Anyone else been in this situation where the pain is just hideous?
I had no feelings for the ex at all but it was still a punch to me when I heard his new wife was pregnant so I know how you feel.
Take control and stop looking at the pictures. Hope for the sake of the baby that he will be a good dad. Concentrate on things that make you happy- like being able to sleep through the night, long lie ins etc that small kids make impossible.
With my ex this was the third baby by 3 different mother's, and I actually felt a bit sorry for him going backwards in life and having to do all the baby stuff again. The oldest was 17 at the time. He hasn't changed one bit in all these years, mine recently said he feels sorry for the youngest, that he shouldn't have to live with "those people"
OP, it must be horrid for you and I can understand why you feel compelled to keep going back to look but it's only ever going to hurt you. Do you think you could give yourself just one more time to look (if you must) and then block both of them as other posters have suggested? It really would be the kindest thing you could do for yourself.
Winter that is one of the stupidest clichés ever and it's stated as fact all over MN when it isn't. It's so unhelpful however kindly meant.
Ex left me 7 months pregnant to then 12 months on get the ow pregnant! Bonkers!
Initially it was hard to take as he'd walked away from one baby before it was even born to then go and have another. The fact he'd be their for the ow when she gave birth and he was no where to be seen when our child was born, all those kinda things hurt. But then I felt pity. I pitied the 2 of them and the fact they'd given up their carefree lives to add another child into the mess they'd caused!
I also found similarities between myself and the ow in the fact she was copying me. To me that shows her insecurities from starting a relationship built on lies!
Be strong enough not to look and if you feel tempted busy yourself with something else!

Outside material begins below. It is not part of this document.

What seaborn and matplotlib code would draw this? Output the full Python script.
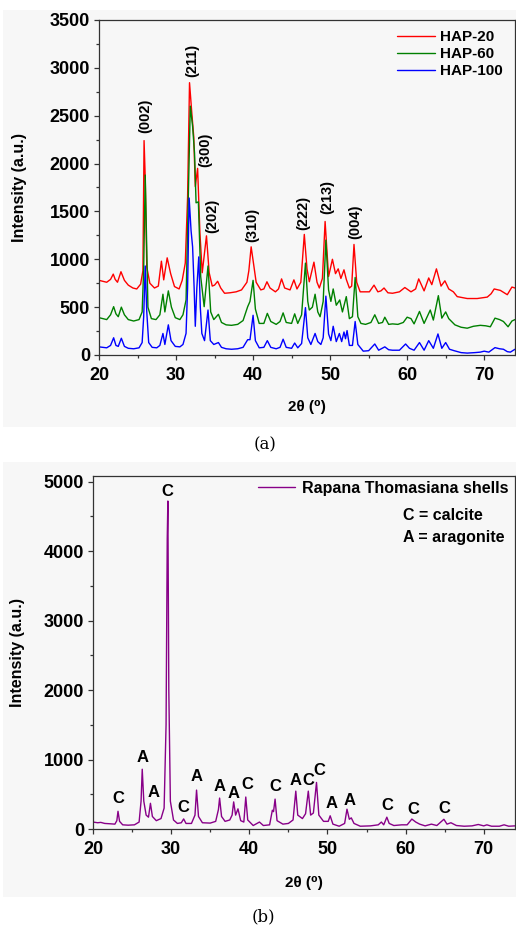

The only thing that annoyed me more than anything is that he just did it - not living with her - not even properly together from what I've been told - where as my and DP are doing things 'right' and bought a house together & doing it up - which means I have to wait
He's in for a shock when he's awakened at all hours with a new baby. and the expense of it all. the gloss will wear off soon enough. she's shacked up with a cheater. what he did for her, he'll do to her.